On the night of 5 April, Esteban Jimenez Arcos went with his friends and boyfriend to a bar in Gomez Palacio, around 1000 kilometres from Mexico City. At approximately 4 am, he went into the toilets where two individuals followed him and attempted to rob him. A few minutes later, his body was found. He had been shot in the head. According to the Durango public prosecutors office he had been cut down while attempting to flee from his attackers. In this region, which is infamous for its violence, targets of attacks are usually Mexicans with some level of connection to the drug trade. Incidents involving foreigners are rarer, so the authorities decided that Esteban had been the victim of a robbery gone wrong.
Mexico: dream destination for French students
This incident goes beyond the tragic death of a French student and prompts greater questions. Are international exchange programmes viable in a country scarred by the violence linked to drug battles? In a place where drug cartels fight amongst themselves and against the government?

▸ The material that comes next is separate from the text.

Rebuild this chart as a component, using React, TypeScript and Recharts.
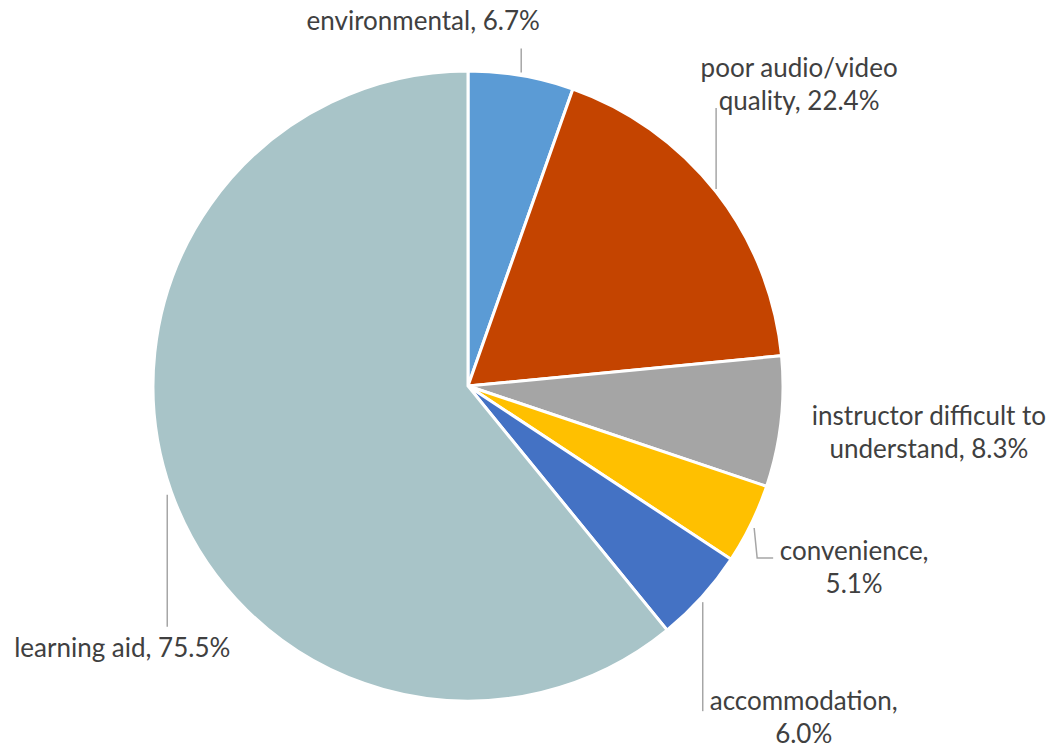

The importance of such programmes should not be underestimated, particularly for a country hoping to become one of the leaders of Latin American education. Much like Qatar or Brazil, Mexico invests heavily in education and thus attracts foreign students. By educating the future global elite Mexico aims to ensure its place in the ranks of the global hierarchy of tomorrow.
The French represent the largest foreign student community in the country with 420 partner universities sending 1, 500 students every year. One of the pioneers of university exchanges is the Monterrey institute of technology and higher education (ITESM). The French and Mexican press wrongly reported that Esteban was a part of the ITESM exchange programme. In fact, he had graduated from the university of Cergy-Pontoise the previous year and had travelled to Mexico for an internship. With 33 campuses in Mexico and a further 18 across Latin America, ITESM´s concern for its international reputation is easy to understand, yet its resounding silence concerning Esteban’s death is less comprehensible. Why keep information under wraps that could absolve them of all responsibility? Quite simply because the Mexican policy on violence can be summed up in one word: omertà.
The canker that is violence
There have recently been some occasions where violence has affected foreigners. Since the beginning of 2013, a Belgian tourist was killed and six Spanish tourists were raped in Acapulco. Should Mexico be included on the list of destinations to avoid?
Mexico is a country divided into two; the dangerous areas are concentrated in the north and in the state of Guerrero, in which Acapulco is located. Moreover, travel in these areas is classified by the French ministry of foreign affairs as ’dangerous’ and ’inadvisable’. In contrast, the rest of the country is largely peaceful, at least by the standards of Latin American countries. However, the disastrous record of former president Felipe Calderon’s mandate (2006 - 2012), stands at 70, 000 deaths and more than 26, 000 missing persons. For the time being the new president Peña Nieto has failed to tackle these problems successfully.
It must be questioned whether Mexico’s premier private university opted for the best solution in sitting back and saying nothing. Mexico has too often been the victim of a violent reputation and today the country fights for its image. Rather than highlighting its improvements, however, Mexico tries to hide its faults. Incidents like Esteban’s death serve to reinforce the stereotypes that are already at the forefront of western minds, and the power of taboo paralyses Mexican communication about an exchange programme, which remains today a great opportunity for many European students.